Water-resilient cities can only be achieved through decentralised systems that harness appropriate advanced technology solutions.

By Musawenkosi Ndlovu, director, QFS

The cost of water production has more than tripled in recent years. As the traditional technologies used in our manually operated water treatment plants fail to keep up, operating and maintenance costs have soared, leading to higher water tariffs.

However, intelligent solutions can be employed to reduce the cost of water production and ultimately build water-resilient communities.

Traditional water treatment

Traditional water treatment plants use a combination of coagulation, sedimentation, filtration and disinfection to provide clean, safe drinking water – technology that dates to the 20th century.

Figure 1  Typical water treatment process flow diagram

Conventional technologies are mainly centralised, as they are mechanically intensive and involve substantial civil works; however, these centralised systems typically result in a loss of water through leakages as well as high water pumping costs, and pressure monitoring becomes a challenge.

Implementing intelligence

South Africa does not have to reinvent the wheel, but rather add intelligence to existing systems to maximise their efficiency.

One example of this is through the implementation of membrane technology, which offers several benefits, namely:

  • can be decentralised
  • 80% reduced footprint
  • 80% chemical cost reduction
  • fully automated (no labour costs)
  • resultant low-water tariffs
  • reduced pump sizes.
Figure 2  Water treatment process flow diagram with the introduction of membrane technology

Benefits of advanced technology

Figure 3  A typical turnkey 6 Mℓ/day advanced technology water treatment plant

Using advanced technology to treat water has a positive effect on capital and operating costs. For starters, the use of membrane technology eliminates flocculation, sedimentation and sand filtration. This optimises the efficiency of the system and substantially reduces the amount of chemicals dosed into the system.

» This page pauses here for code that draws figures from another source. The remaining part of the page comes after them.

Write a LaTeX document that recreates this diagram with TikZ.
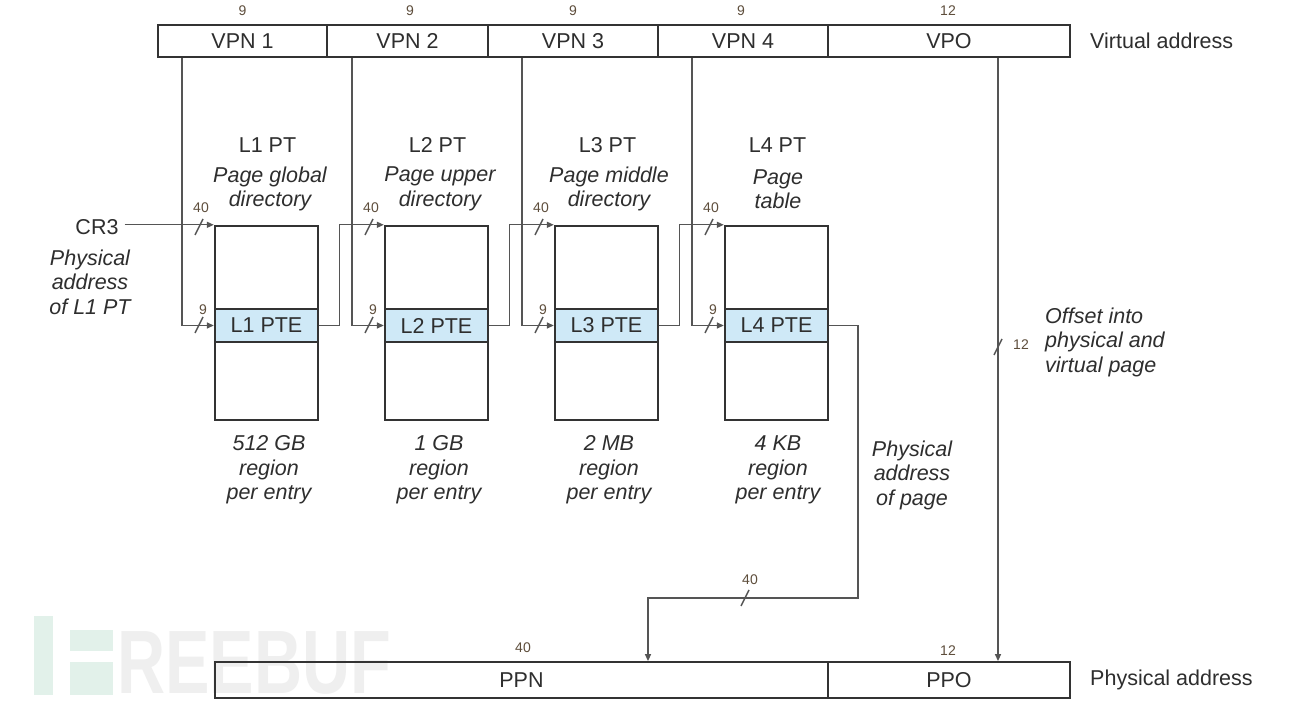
\documentclass[tikz,border=0pt]{standalone}
\usepackage{fontspec}
\setmainfont{Liberation Sans}
\usetikzlibrary{arrows.meta}
\definecolor{linec}{HTML}{555555}
\definecolor{boxc}{HTML}{333333}
\definecolor{txt}{HTML}{2E2E2E}
\definecolor{numc}{HTML}{5E4E3C}
\definecolor{ptefill}{HTML}{CFE9F7}
\definecolor{wmgreen}{HTML}{E2F1EA}
\definecolor{wmgray}{HTML}{EFEFEF}
\begin{document}
\begin{tikzpicture}[x=1pt,y=-1pt,
  cell/.style={draw=boxc, line width=1.8, minimum height=32, inner sep=0,
    font=\fontsize{21.5}{24}\selectfont, text=txt},
  tbl/.style={draw=boxc, line width=2.4, minimum width=103, minimum height=194, inner sep=0},
  pte/.style={draw=boxc, line width=2.4, fill=ptefill, minimum width=103, minimum height=33,
    inner sep=0, font=\fontsize{21.5}{24}\selectfont, text=txt},
  conn/.style={draw=linec, line width=1.4},
  arr/.style={conn, -{Triangle[length=7,width=6]}},
  lbl/.style={font=\fontsize{21.5}{24}\selectfont, text=txt, inner sep=0},
  ital/.style={font=\fontsize{21.5}{24.5}\selectfont\itshape, text=txt, align=center, inner sep=0},
  num/.style={font=\fontsize{14}{16}\selectfont, text=numc, inner sep=0},
  slash/.style={draw=linec, line width=1.4}
]
\useasboundingbox (0,0) rectangle (1300,708);
\fill[white] (0,0) rectangle (1300,708);

% watermark
\fill[wmgreen] (34,616) rectangle (53,695);
\fill[wmgreen] (70,630) rectangle (113,651);
\fill[wmgreen] (70,662) rectangle (113,695);
\node[anchor=south west, inner sep=0, text=wmgray, font=\fontsize{90}{90}\selectfont\bfseries, xscale=0.74] (wm) at (117,695) {REEBUF};

% virtual address bar
\node[cell, minimum width=169] (vpn1) at (242.5,41) {VPN 1};
\node[cell, minimum width=161] (vpn2) at (407.5,41) {VPN 2};
\node[cell, minimum width=170] (vpn3) at (573,41) {VPN 3};
\node[cell, minimum width=170] (vpn4) at (743,41) {VPN 4};
\node[cell, minimum width=242] (vpo) at (949,41) {VPO};
\node[num] (n1) at (242.5,11) {9};
\node[num] (n2) at (410,11) {9};
\node[num] (n3) at (573,11) {9};
\node[num] (n4) at (741,11) {9};
\node[num] (n5) at (948,11) {12};
\node[lbl, anchor=west] (va) at (1090,41) {Virtual address};

% page tables
\foreach \i/\x in {1/266.5,2/436.5,3/606.5,4/776.5}{
  \node[tbl] (t\i) at (\x,323) {};
  \node[pte] (p\i) at (\x,325.5) {L\i\ PTE};
  \node[lbl] (h\i) at (\x+1,145) {L\i\ PT};
}
\node[ital] (d1) at (270,189) {Page global\\directory};
\node[ital] (d2) at (440,189) {Page upper\\directory};
\node[ital] (d3) at (609,189) {Page middle\\directory};
\node[ital] (d4) at (778,189) {Page\\table};

\node[ital] (r1) at (269,470) {512 GB\\region\\per entry};
\node[ital] (r2) at (439,470) {1 GB\\region\\per entry};
\node[ital] (r3) at (609,470) {2 MB\\region\\per entry};
\node[ital] (r4) at (778,470) {4 KB\\region\\per entry};

% CR3
\node[lbl] (cr3) at (97,227) {CR3};
\node[ital] (cr3d) at (90,282) {Physical\\address\\of L1 PT};
\draw[arr] (cr3.east |- t1.north west) ++(6,0) -- (t1.north west);

% VPN connectors
\coordinate (c1) at (182,0);
\coordinate (c2) at (352,0);
\coordinate (c3) at (522,0);
\coordinate (c4) at (692,0);
\coordinate (c5) at (998,0);
\draw[arr] (vpn1.south -| c1) |- (p1.west);
\draw[arr] (vpn2.south -| c2) |- (p2.west);
\draw[arr] (vpn3.south -| c3) |- (p3.west);
\draw[arr] (vpn4.south -| c4) |- (p4.west);

% PTE -> next table
\draw[arr] (p1.east) -- ++(20,0) |- (t2.north west);
\draw[arr] (p2.east) -- ++(20,0) |- (t3.north west);
\draw[arr] (p3.east) -- ++(20,0) |- (t4.north west);

% slashes on table inputs
\foreach \x in {199,369,539,709}{
  \draw[slash] (\x-4,235) -- (\x+4,219);
  \draw[slash] (\x-4,333) -- (\x+4,317);
  \node[num] at (\x+2,208) {40};
  \node[num] at (\x+4,310) {9};
}

% physical address bar
\node[cell, minimum width=613, minimum height=36] (ppn) at (521.5,680) {PPN};
\node[cell, minimum width=242, minimum height=36] (ppo) at (949,680) {PPO};
\node[num] (n6) at (523,648) {40};
\node[num] (n7) at (948,651) {12};
\node[lbl, anchor=west] (pa) at (1090,680) {Physical address};

% L4 PTE -> PPN
\coordinate (k1) at (858,598);
\coordinate (k2) at (648,598);
\draw[arr] (p4.east) -| (k1) -- (k2) -- (k2 |- ppn.north);
\draw[slash] (741,606) -- (749,590);
\node[num] at (750,580) {40};
\node[ital] (pad) at (912,475) {Physical\\address\\of page};

% VPO -> PPO
\draw[arr] (vpo.south -| c5) -- (ppo.north -| c5);
\draw[slash] (994,355) -- (1002,339);
\node[num] at (1021,345) {12};
\node[ital, align=left, anchor=west] (off) at (1045,342) {Offset into\\physical and\\virtual page};
\end{tikzpicture}
\end{document}
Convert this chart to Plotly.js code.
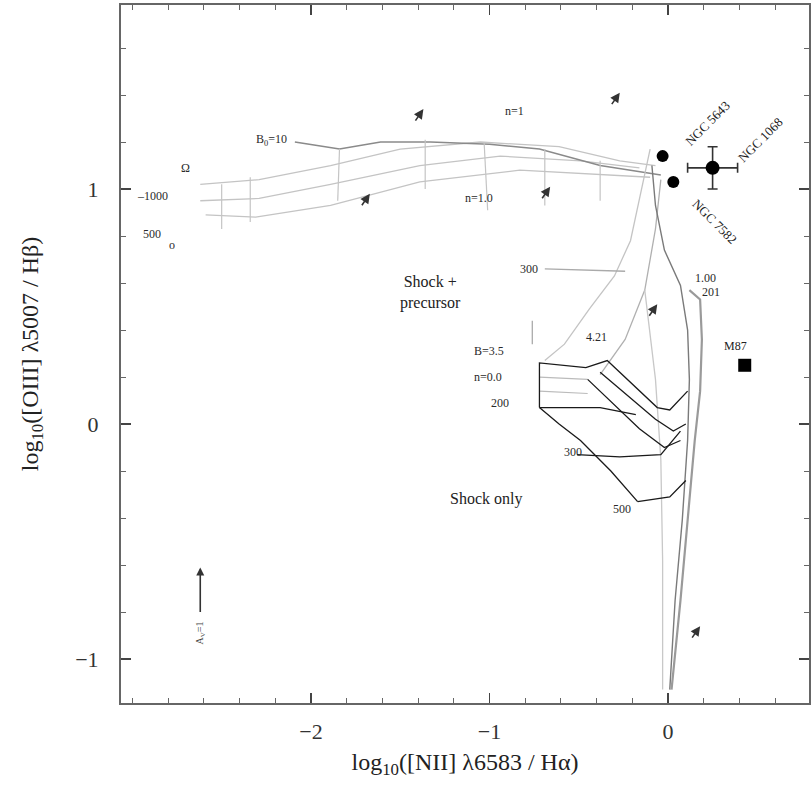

Table 1 shows the typical volumes and costs of water treatment chemicals used by a conventional water treatment plant. Using these numbers, a municipality would spend R1.43/m3 on chemicals to treat 6.5 Mℓ/day volumes of water – amounting to R9 321 per day. However, by using advanced technology water treatment methods, like membranes, chemical usage can be reduced by approximately 80%.

Chemical nameDosage (ppm)ZAR cost (ppm)Total cost
Aluminium sulphate2025R1 010.00
Sodium aluminate396R234.00
Soda ash503R150.00
Table 1  Cost of water treatment chemicals for a conventional water treatment plant.

Furthermore, automated advanced technology water treatment plants have a high recovery rate. The waste generated through the treatment process is minimal and usually disposed of down municipal drains. This eliminates any sludge drying beds, which can occupy 1 500 m2 on a plant that produces 6 Mℓ/day. In addition, the modular orientation of the advanced technology water treatment skid makes increasing capacity easy to implement, as it just takes the addition of membranes.

These plants are also light on mechanical installation, using smaller, lighter pumps. The elimination of sedimentation and settling reduces the overall amount of civil and mechanical works needed, and thereby reduces both capex and opex costs.

Municipalities rely on revenue collected from water sales to maintain infrastructure and the servicing of water production. Due to superior reliability and the elimination of human error in the production of water through advanced treatment methods, plant availability is maximised and the water quality is not jeopardised.

Conclusion and recommendations

It critical for South Africa to follow innovative ways of producing water efficiently. The implementation of advanced treatment technologies and the decentralisation of these systems is the future of the water industry. These advanced treatment technologies reduce the cost of producing water, as they occupy smaller footprints, are environmentally friendly and more cost-effective – by using significantly less chemicals – as well as reduce the labour component and potential for human error.

To ensure that the system works perfectly, it is important to use equipment that has been industry-tested and has integrity test certificates. It is also vital to conduct proper feasibility study and data analysis before designing a plant, as abnormal variations in the feedwater can influence the percentile availability of the plant. Lastly, the proper running of a plant is key to ensure that it operates within its design specifications, and this will ultimately help to ensure that membranes and other capital equipment last.